▸ **EXERCISE GOAL**: With the pictures left out, copy the listing below exactly.

▸ **INPUT FOR THIS TASK**:
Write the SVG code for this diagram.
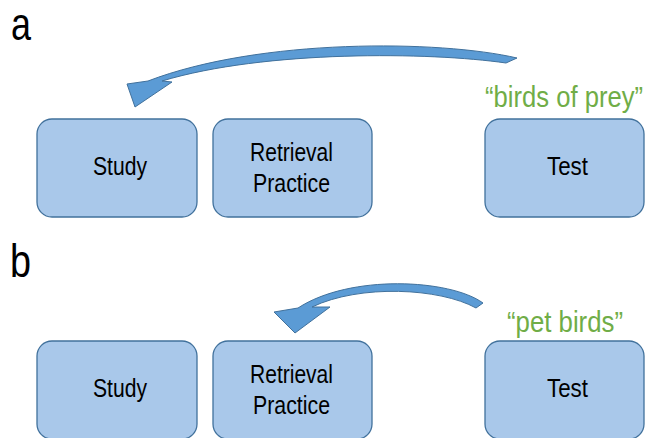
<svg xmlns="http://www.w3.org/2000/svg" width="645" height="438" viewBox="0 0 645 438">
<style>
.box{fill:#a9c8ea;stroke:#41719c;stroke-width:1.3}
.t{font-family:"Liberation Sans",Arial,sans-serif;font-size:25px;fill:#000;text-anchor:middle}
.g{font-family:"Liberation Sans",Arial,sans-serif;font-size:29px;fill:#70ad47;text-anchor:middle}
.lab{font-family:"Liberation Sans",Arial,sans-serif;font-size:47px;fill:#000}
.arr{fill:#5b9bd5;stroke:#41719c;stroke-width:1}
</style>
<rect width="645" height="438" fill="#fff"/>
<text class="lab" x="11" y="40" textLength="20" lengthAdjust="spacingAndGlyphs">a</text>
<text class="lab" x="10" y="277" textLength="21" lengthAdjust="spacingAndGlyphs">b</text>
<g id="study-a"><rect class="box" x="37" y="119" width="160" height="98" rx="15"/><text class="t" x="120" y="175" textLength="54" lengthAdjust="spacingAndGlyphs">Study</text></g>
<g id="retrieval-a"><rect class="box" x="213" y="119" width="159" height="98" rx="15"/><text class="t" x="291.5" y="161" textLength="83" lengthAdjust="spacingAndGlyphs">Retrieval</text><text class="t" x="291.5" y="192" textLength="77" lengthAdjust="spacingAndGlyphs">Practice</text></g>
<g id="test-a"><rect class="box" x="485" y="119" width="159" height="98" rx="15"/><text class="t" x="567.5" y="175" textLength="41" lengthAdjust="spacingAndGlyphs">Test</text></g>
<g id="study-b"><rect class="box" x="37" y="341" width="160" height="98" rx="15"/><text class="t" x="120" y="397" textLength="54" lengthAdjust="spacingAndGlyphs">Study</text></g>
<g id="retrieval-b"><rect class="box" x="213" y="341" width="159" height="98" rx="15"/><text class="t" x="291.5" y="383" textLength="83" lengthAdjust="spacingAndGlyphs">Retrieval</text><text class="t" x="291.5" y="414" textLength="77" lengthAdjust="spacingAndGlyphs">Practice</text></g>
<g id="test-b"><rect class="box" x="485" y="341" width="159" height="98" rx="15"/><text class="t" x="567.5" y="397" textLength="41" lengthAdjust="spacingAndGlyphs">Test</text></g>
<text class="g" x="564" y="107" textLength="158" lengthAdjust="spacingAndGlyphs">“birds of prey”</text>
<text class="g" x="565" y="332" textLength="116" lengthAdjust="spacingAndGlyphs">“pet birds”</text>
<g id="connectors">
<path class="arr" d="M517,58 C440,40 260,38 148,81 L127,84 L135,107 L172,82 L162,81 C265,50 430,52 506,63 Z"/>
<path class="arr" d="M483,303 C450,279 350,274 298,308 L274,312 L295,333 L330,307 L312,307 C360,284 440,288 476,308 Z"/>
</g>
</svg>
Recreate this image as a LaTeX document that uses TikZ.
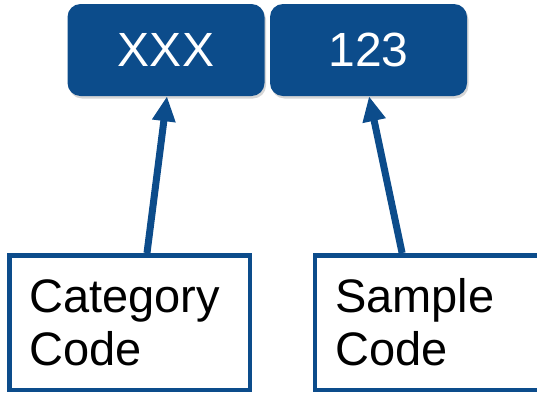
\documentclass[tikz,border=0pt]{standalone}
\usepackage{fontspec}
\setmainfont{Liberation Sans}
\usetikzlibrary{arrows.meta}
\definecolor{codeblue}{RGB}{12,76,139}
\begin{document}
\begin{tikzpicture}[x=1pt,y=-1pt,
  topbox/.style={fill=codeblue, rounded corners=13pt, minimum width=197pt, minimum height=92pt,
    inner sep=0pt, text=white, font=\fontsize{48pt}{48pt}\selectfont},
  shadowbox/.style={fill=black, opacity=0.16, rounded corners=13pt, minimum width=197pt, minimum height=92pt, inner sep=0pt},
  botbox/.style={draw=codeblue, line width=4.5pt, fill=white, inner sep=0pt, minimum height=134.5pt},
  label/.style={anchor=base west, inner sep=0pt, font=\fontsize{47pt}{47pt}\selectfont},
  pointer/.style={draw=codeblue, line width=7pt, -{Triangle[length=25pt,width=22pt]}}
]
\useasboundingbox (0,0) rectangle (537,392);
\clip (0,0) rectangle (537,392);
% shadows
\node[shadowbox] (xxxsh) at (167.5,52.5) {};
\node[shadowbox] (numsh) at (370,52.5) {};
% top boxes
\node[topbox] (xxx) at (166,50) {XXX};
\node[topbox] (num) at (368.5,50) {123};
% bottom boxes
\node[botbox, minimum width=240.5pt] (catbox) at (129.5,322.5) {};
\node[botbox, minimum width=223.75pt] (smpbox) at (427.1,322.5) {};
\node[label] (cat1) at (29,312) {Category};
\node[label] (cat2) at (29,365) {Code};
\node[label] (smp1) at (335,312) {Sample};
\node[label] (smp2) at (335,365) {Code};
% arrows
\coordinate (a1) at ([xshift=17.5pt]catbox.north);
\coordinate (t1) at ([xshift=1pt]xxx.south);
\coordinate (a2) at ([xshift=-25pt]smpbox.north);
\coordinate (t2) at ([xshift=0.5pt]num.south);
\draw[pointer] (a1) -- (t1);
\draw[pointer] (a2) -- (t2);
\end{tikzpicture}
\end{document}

▸ **RESULT OF THE EXERCISE**:
Write the SVG code for this diagram.
<svg xmlns="http://www.w3.org/2000/svg" width="645" height="438" viewBox="0 0 645 438">
<style>
.box{fill:#a9c8ea;stroke:#41719c;stroke-width:1.3}
.t{font-family:"Liberation Sans",Arial,sans-serif;font-size:25px;fill:#000;text-anchor:middle}
.g{font-family:"Liberation Sans",Arial,sans-serif;font-size:29px;fill:#70ad47;text-anchor:middle}
.lab{font-family:"Liberation Sans",Arial,sans-serif;font-size:47px;fill:#000}
.arr{fill:#5b9bd5;stroke:#41719c;stroke-width:1}
</style>
<rect width="645" height="438" fill="#fff"/>
<text class="lab" x="11" y="40" textLength="20" lengthAdjust="spacingAndGlyphs">a</text>
<text class="lab" x="10" y="277" textLength="21" lengthAdjust="spacingAndGlyphs">b</text>
<g id="study-a"><rect class="box" x="37" y="119" width="160" height="98" rx="15"/><text class="t" x="120" y="175" textLength="54" lengthAdjust="spacingAndGlyphs">Study</text></g>
<g id="retrieval-a"><rect class="box" x="213" y="119" width="159" height="98" rx="15"/><text class="t" x="291.5" y="161" textLength="83" lengthAdjust="spacingAndGlyphs">Retrieval</text><text class="t" x="291.5" y="192" textLength="77" lengthAdjust="spacingAndGlyphs">Practice</text></g>
<g id="test-a"><rect class="box" x="485" y="119" width="159" height="98" rx="15"/><text class="t" x="567.5" y="175" textLength="41" lengthAdjust="spacingAndGlyphs">Test</text></g>
<g id="study-b"><rect class="box" x="37" y="341" width="160" height="98" rx="15"/><text class="t" x="120" y="397" textLength="54" lengthAdjust="spacingAndGlyphs">Study</text></g>
<g id="retrieval-b"><rect class="box" x="213" y="341" width="159" height="98" rx="15"/><text class="t" x="291.5" y="383" textLength="83" lengthAdjust="spacingAndGlyphs">Retrieval</text><text class="t" x="291.5" y="414" textLength="77" lengthAdjust="spacingAndGlyphs">Practice</text></g>
<g id="test-b"><rect class="box" x="485" y="341" width="159" height="98" rx="15"/><text class="t" x="567.5" y="397" textLength="41" lengthAdjust="spacingAndGlyphs">Test</text></g>
<text class="g" x="564" y="107" textLength="158" lengthAdjust="spacingAndGlyphs">“birds of prey”</text>
<text class="g" x="565" y="332" textLength="116" lengthAdjust="spacingAndGlyphs">“pet birds”</text>
<g id="connectors">
<path class="arr" d="M517,58 C440,40 260,38 148,81 L127,84 L135,107 L172,82 L162,81 C265,50 430,52 506,63 Z"/>
<path class="arr" d="M483,303 C450,279 350,274 298,308 L274,312 L295,333 L330,307 L312,307 C360,284 440,288 476,308 Z"/>
</g>
</svg>
Recreate this image as a LaTeX document that uses TikZ.
\documentclass[tikz,border=0pt]{standalone}
\usepackage{fontspec}
\setmainfont{Liberation Sans}
\usetikzlibrary{arrows.meta}
\definecolor{codeblue}{RGB}{12,76,139}
\begin{document}
\begin{tikzpicture}[x=1pt,y=-1pt,
  topbox/.style={fill=codeblue, rounded corners=13pt, minimum width=197pt, minimum height=92pt,
    inner sep=0pt, text=white, font=\fontsize{48pt}{48pt}\selectfont},
  shadowbox/.style={fill=black, opacity=0.16, rounded corners=13pt, minimum width=197pt, minimum height=92pt, inner sep=0pt},
  botbox/.style={draw=codeblue, line width=4.5pt, fill=white, inner sep=0pt, minimum height=134.5pt},
  label/.style={anchor=base west, inner sep=0pt, font=\fontsize{47pt}{47pt}\selectfont},
  pointer/.style={draw=codeblue, line width=7pt, -{Triangle[length=25pt,width=22pt]}}
]
\useasboundingbox (0,0) rectangle (537,392);
\clip (0,0) rectangle (537,392);
% shadows
\node[shadowbox] (xxxsh) at (167.5,52.5) {};
\node[shadowbox] (numsh) at (370,52.5) {};
% top boxes
\node[topbox] (xxx) at (166,50) {XXX};
\node[topbox] (num) at (368.5,50) {123};
% bottom boxes
\node[botbox, minimum width=240.5pt] (catbox) at (129.5,322.5) {};
\node[botbox, minimum width=223.75pt] (smpbox) at (427.1,322.5) {};
\node[label] (cat1) at (29,312) {Category};
\node[label] (cat2) at (29,365) {Code};
\node[label] (smp1) at (335,312) {Sample};
\node[label] (smp2) at (335,365) {Code};
% arrows
\coordinate (a1) at ([xshift=17.5pt]catbox.north);
\coordinate (t1) at ([xshift=1pt]xxx.south);
\coordinate (a2) at ([xshift=-25pt]smpbox.north);
\coordinate (t2) at ([xshift=0.5pt]num.south);
\draw[pointer] (a1) -- (t1);
\draw[pointer] (a2) -- (t2);
\end{tikzpicture}
\end{document}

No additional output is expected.